I think my background as a lawyer helps me process information clearly, and my experience as a self-taught beginner gives me a lot of empathy in how I teach others. So most of my classes are about that—sharing creative skills in a mindful way, helping people overcome their blocks or inner critics. Students really resonate with that.
Although you have a very busy and thriving career, mindfulness and meditation is also very important to you. Why is this?
I have found it to be critical in all parts of life. I was completely out of touch with that side of me before I started this journey. Thankfully, I found my creative and spiritual path dovetailing. I think it has a lot to do with finding yourself. I recommend it for anyone, anywhere, any age. It helps ground everything. It was especially helpful during the pandemic.
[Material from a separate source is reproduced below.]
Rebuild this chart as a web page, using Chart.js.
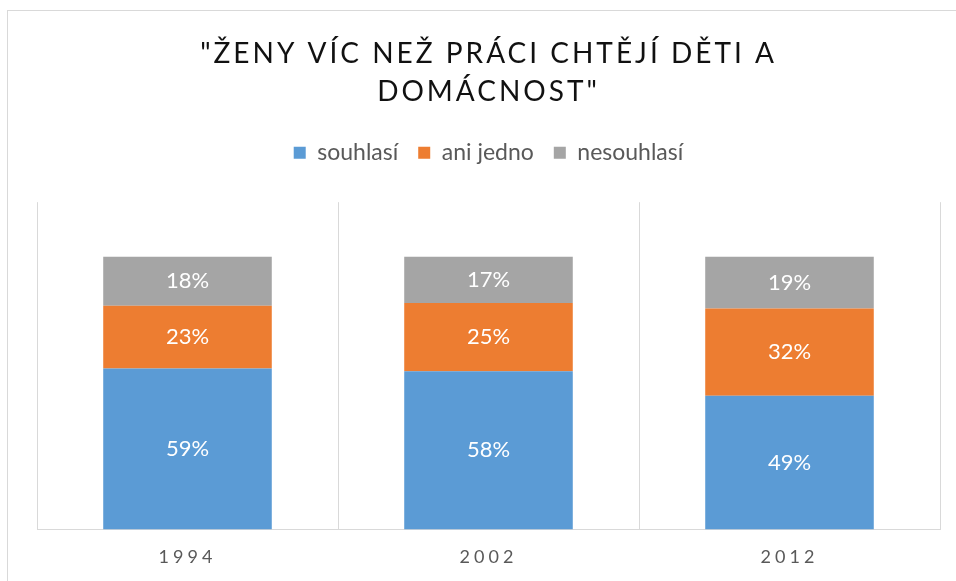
<!DOCTYPE html>
<html>
<head>
<meta charset="utf-8">
<script src="https://cdn.jsdelivr.net/npm/chart.js@4"></script>
<style>
   body { margin: 0; background: #fff; }
   #frame { position: absolute; left: 7px; top: 10px; width: 980px; height: 600px; border: 1px solid #d9d9d9; }
   #wrap { position: absolute; left: 0; top: 0; width: 956px; height: 581px; }
</style>
</head>
<body>
<div id="frame"></div>
<div id="wrap"><canvas id="chartCanvas"></canvas></div>
<script>

const years = ["1994", "2002", "2012"];
const souhlasi = [59, 58, 49];
const aniJedno = [23, 25, 32];
const nesouhlasi = [18, 17, 19];
const titleLines = ["\"ŽENY VÍC NEŽ PRÁCI CHTĚJÍ DĚTI A", "DOMÁCNOST\""];

/* letter spacing for title and x labels (canvas ctx.letterSpacing) */
const origTitleDraw = Chart.Title._element.prototype.draw;
Chart.Title._element.prototype.draw = function() {
   this.ctx.save();
   this.ctx.letterSpacing = "3px";
   origTitleDraw.apply(this, arguments);
   this.ctx.restore();
};

const spacedTicks = {
   id: "spacedTicks",
   beforeDraw(chart) {
      let sc = chart.scales.x;
      if (sc._spaced)
         return;
      let orig = sc.drawLabels;
      sc.drawLabels = function(area) {
         this.ctx.save();
         this.ctx.letterSpacing = "4px";
         orig.call(this, area);
         this.ctx.restore();
      };
      sc._spaced = true;
   }
};

/* extra room under the legend */
const legendGap = {
   id: "legendGap",
   afterInit(chart) {
      let lg = chart.legend;
      let fit = lg.fit;
      lg.fit = function() {
         fit.call(this);
         this.height += 28;
      };
   }
};

/* values written inside each segment */
const segLabels = {
   id: "segLabels",
   afterDatasetsDraw(chart) {
      let ctx = chart.ctx;
      ctx.save();
      ctx.fillStyle = "#ffffff";
      ctx.font = "22px Lato";
      ctx.textAlign = "center";
      ctx.textBaseline = "middle";
      chart.data.datasets.forEach((ds, i) => {
         chart.getDatasetMeta(i).data.forEach((bar, j) => {
            let mid = (bar.y + bar.base) / 2;
            ctx.fillText(ds.data[j] + "%", bar.x, mid);
         });
      });
      ctx.restore();
   }
};

let ctx = document.getElementById("chartCanvas");
let chart = new Chart(ctx, {
   type: "bar",
   data: {
      labels: years,
      datasets: [
         { label: "souhlasí", data: souhlasi, backgroundColor: "#5B9BD5" },
         { label: "ani jedno", data: aniJedno, backgroundColor: "#ED7D31" },
         { label: "nesouhlasí", data: nesouhlasi, backgroundColor: "#A5A5A5" }
      ]
   },
   options: {
      responsive: true,
      maintainAspectRatio: false,
      animation: false,
      categoryPercentage: 1,
      barPercentage: 0.56,
      layout: { padding: { left: 37, right: 16, top: 35, bottom: -4 } },
      scales: {
         x: {
            stacked: true,
            grid: { color: "#d9d9d9", offset: true, drawTicks: false },
            border: { color: "#d9d9d9", width: 1 },
            ticks: { color: "#595959", font: { family: "Lato", size: 18 }, padding: 17 }
         },
         y: {
            stacked: true,
            display: false,
            min: 0,
            max: 120
         }
      },
      plugins: {
         title: {
            display: true,
            text: titleLines,
            color: "#111111",
            font: { family: "Lato", size: 28, weight: "400", lineHeight: 1.36 },
            padding: { top: 0, bottom: 10 }
         },
         legend: {
            display: true,
            labels: {
               color: "#595959",
               font: { family: "Lato", size: 23 },
               boxWidth: 12,
               boxHeight: 12,
               padding: 20
            }
         },
         tooltip: { enabled: false }
      }
   },
   plugins: [spacedTicks, legendGap, segLabels]
});
</script>
</body>
</html>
Since the pandemic, so many people are quitting their jobs and finding ways to better balance home life, passion, and financial stability on their own terms. What advice would you give to others who are looking to do what you have done?
Make a plan—financial, learning, business. It’s hard to be creative when you have too much financial stress, but a little bit can be good. Next, take action. I know it can seem scary but it’s what life is for. It’s so worth it! Keep an open mind, stay flexible and adaptable. There are so many ways to make a living now—as one door closes, so many more open. It’s really in our hands.
Lastly, be patient with yourself. Don’t believe promises of overnight successes and riches. That’s not worth it. Stay true to yourself, honor the time it takes to create a meaningful skill and build a meaningful life, and it will work out.
What has been your favorite commissioned project so far?
I’m currently working on a picture book with an award-winning video game company I share a lot of values with. I’m excited about that.
Who would be your ideal client/creative project in the future?
I’d like to do a collaboration in the mindfulness and sustainability realm, so it could be Headspace, Patagonia, or something along those lines!